Pin Boy (Poliak, 2005)

SFIFF 2005

San Francisco, in case this hasn’t been said often enough, is a great city, and I spent most of my time there doing all of the touristy things one is obligated to do during a first visit — riding cable cars, walking through Muir Woods, taking pictures of the Golden Gate bridge, browsing through record and book shops, and eating to the point of exhaustion. It’s a particularly great city to visit with other film buffs; we hit almost every stop on the Vertigo tour.

The first week of the ’05 San Francisco International Film Festival was a bit of a disappointment, though. This is what I saw:

  • The Gravel Road [Menon]
  • Profiles of Farmers: Daily Life [Depardon]
  • Innocence [Hadzihalilovic]
  • Revelations [eight short films]
  • La Petite Chartreuse [Denis]
  • Street Angel [Borzage]
  • Dear Enemy [Xhuvani]
  • Pin Boy [Poliak]
  • Edgar G. Ulmer — The Man Off Screen [Palm]
  • The Fall of Fujimori [Perry]
  • L’Intrus [Denis]

I hope to write at length about three of them: Pin Boy, which was the real standout of the lot, Street Angel, which featured a new, live score from the American Music Club, and L’Intrus, which I managed to see again thanks to Rob’s access to press screeners. After a second viewing, L’Intrus may have bumped Cafe Lumiere from the top spot of my 2004 list. Just a great, great film.

Of the documentaries I saw, Depardon’s is the best, though I’ve come to accept the fact that I just don’t know how to write about films like it. It’s a portrait of a dying way of life, beautifully composed and deeply fond of its subjects. And I’m always a sucker for films that allow the elderly an opportunity to tell their stories (several of the farmers are in their 80s). Definitely worth seeing. The documentary about Edward Ulmer, director of The Black Cat and Detour, is enjoyable in a Biography channel kind of way, but it offers little insight into Ulmer’s style and fails to pursue one of its more interesting threads: a questioning of auteur criticism. The Fall of Fujimori has certainly provoked more debate than any of the other films we saw, and, to be honest, I still don’t know what to think of it. Like Fog of War, it allows its subject to craft his own story, for good and bad, through a series of sit-down interviews. I’ll be curious to see if any kind of critical consensus builds for this one.

Of the other narrative films I saw, I can recommend Innocence if only for the incredibly rich atmosphere it invokes. (During the walk back to the subway, I was reminded of Nicholas Roeg’s Don’t Look Now.) The film’s allegory isn’t quite substantial enough to maintain the weight of a feature length, though, and at some point I began waiting for it to end.

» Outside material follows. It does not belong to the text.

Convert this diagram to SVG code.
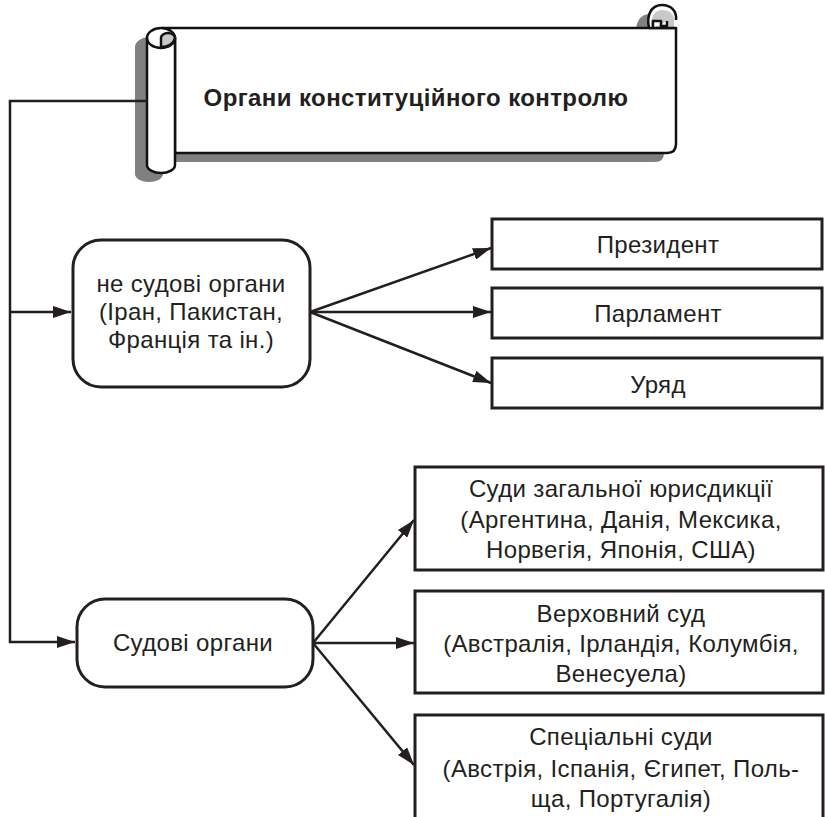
<svg xmlns="http://www.w3.org/2000/svg" width="825" height="817" viewBox="0 0 825 817">
<style>
.box{fill:#fff;stroke:#231f20;stroke-width:3}
.t{font-family:"Liberation Sans",Arial,sans-serif;font-size:24px;letter-spacing:0.35px;fill:#231f20;text-anchor:middle}
.tb{font-family:"Liberation Sans",Arial,sans-serif;font-size:24px;letter-spacing:0.4px;font-weight:bold;fill:#231f20;text-anchor:middle}
.c{fill:none;stroke:#231f20;stroke-width:2.5}
.sc{stroke:#111;stroke-width:2.5;stroke-linejoin:round}
</style>
<defs>
<marker id="ah" markerUnits="userSpaceOnUse" markerWidth="20" markerHeight="12" refX="18" refY="6" orient="auto">
<path d="M0,0 L18,6 L0,12 z" fill="#231f20"/>
</marker>
<path id="sil" d="M147,38 A15,10 0 0 1 162,28 L649,28 C646,14 652,5 662,5 C671,5 677,11 676,20 L676,144 Q676,153 667,153 L175,153 L175,165 A14,8 0 0 1 147,165 Z"/>
</defs>
<rect width="825" height="817" fill="#fff"/>
<g id="title">
<use href="#sil" transform="translate(-12,9)" fill="#808080"/>
<path class="sc" fill="#fff" d="M162,28 L676,28 L676,144 Q676,153 667,153 L175,153 L175,38 Z"/>
<path fill="#fff" d="M649,28 C646,14 652,5 662,5 C671,5 677,11 676,20 L676,28 Z"/>
<path fill="#c8c8c8" d="M651,27 C650,17 655,10 662,10 C669,10 674,14 674,20 L674,27 Z"/>
<path class="sc" fill="#fff" d="M653,28 L653,21 L661,21 L661,26 L667,26 L667,21"/>
<path class="sc" fill="none" d="M649,28 C646,14 652,5 662,5 C671,5 677,11 676,20"/>
<path class="sc" fill="none" d="M649,28 L676,28"/>
<path class="sc" fill="#fff" d="M147,38 A14,10 0 0 1 175,38 L175,165 A14,8 0 0 1 147,165 Z"/>
<path class="sc" fill="#c8c8c8" d="M161,47 L161,38 A7,5 0 0 1 175,38 A14,10 0 0 1 161,47 Z"/>
<path class="sc" fill="none" d="M147,38 A14,10 0 0 0 175,38"/>
<text class="tb" x="416" y="106">Органи конституційного контролю</text>
</g>
<g id="connectors">
<path class="c" d="M147,101 H10 V642 H75" marker-end="url(#ah)"/>
<path class="c" d="M10,312 H71" marker-end="url(#ah)"/>
<path class="c" d="M310,312 L491,248" marker-end="url(#ah)"/>
<path class="c" d="M310,312 L491,312" marker-end="url(#ah)"/>
<path class="c" d="M310,312 L491,383" marker-end="url(#ah)"/>
<path class="c" d="M313,643 L414,520" marker-end="url(#ah)"/>
<path class="c" d="M313,643 L414,643" marker-end="url(#ah)"/>
<path class="c" d="M313,643 L414,765" marker-end="url(#ah)"/>
</g>
<g id="nonjudicial">
<rect class="box" x="73" y="240" width="237" height="147" rx="28"/>
<text class="t" x="191" y="292">не судові органи</text>
<text class="t" x="191" y="320">(Іран, Пакистан,</text>
<text class="t" x="191" y="348">Франція та ін.)</text>
</g>
<g id="president">
<rect class="box" x="492" y="219" width="330" height="50"/>
<text class="t" x="658" y="253">Президент</text>
</g>
<g id="parliament">
<rect class="box" x="492" y="288" width="330" height="50"/>
<text class="t" x="658" y="322">Парламент</text>
</g>
<g id="government">
<rect class="box" x="492" y="358" width="330" height="50"/>
<text class="t" x="658" y="393">Уряд</text>
</g>
<g id="judicial">
<rect class="box" x="77" y="599" width="236" height="88" rx="28"/>
<text class="t" x="193" y="651">Судові органи</text>
</g>
<g id="general">
<rect class="box" x="415" y="467" width="408" height="103"/>
<text class="t" x="621" y="497">Суди загальної юрисдикції</text>
<text class="t" x="621" y="528">(Аргентина, Данія, Мексика,</text>
<text class="t" x="621" y="558">Норвегія, Японія, США)</text>
</g>
<g id="supreme">
<rect class="box" x="415" y="591" width="408" height="102"/>
<text class="t" x="621" y="622">Верховний суд</text>
<text class="t" x="621" y="652">(Австралія, Ірландія, Колумбія,</text>
<text class="t" x="621" y="682">Венесуела)</text>
</g>
<g id="special">
<rect class="box" x="415" y="715" width="408" height="130"/>
<text class="t" x="621" y="745">Спеціальні суди</text>
<text class="t" x="621" y="777">(Австрія, Іспанія, Єгипет, Поль-</text>
<text class="t" x="621" y="807">ща, Португалія)</text>
</g>
</svg>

The Gravel Road has all of the faults of a low-budget debut film — frustrating pacing, heavy plotting, hit-or-miss performances — but I found myself unexpectedly touched by its final act. Dear Enemy is a competent comedy of manners that made me laugh out loud once or twice, but I can’t imagine thinking about it again after I finish writing this sentence. As for La Petite Chartreuse, well, I’ll just echo what Doug has already written: Any film that makes Olivier Gourmet utter the line, “Don’t you understand? I can’t cry!” deserves some kind of special raspberry. What a ridiculous waste of a stunning performance.

Oh, and Suzi Ewing’s 14-minute short, Going Postal, is really nice. Definitely my favorite of the Revelations program.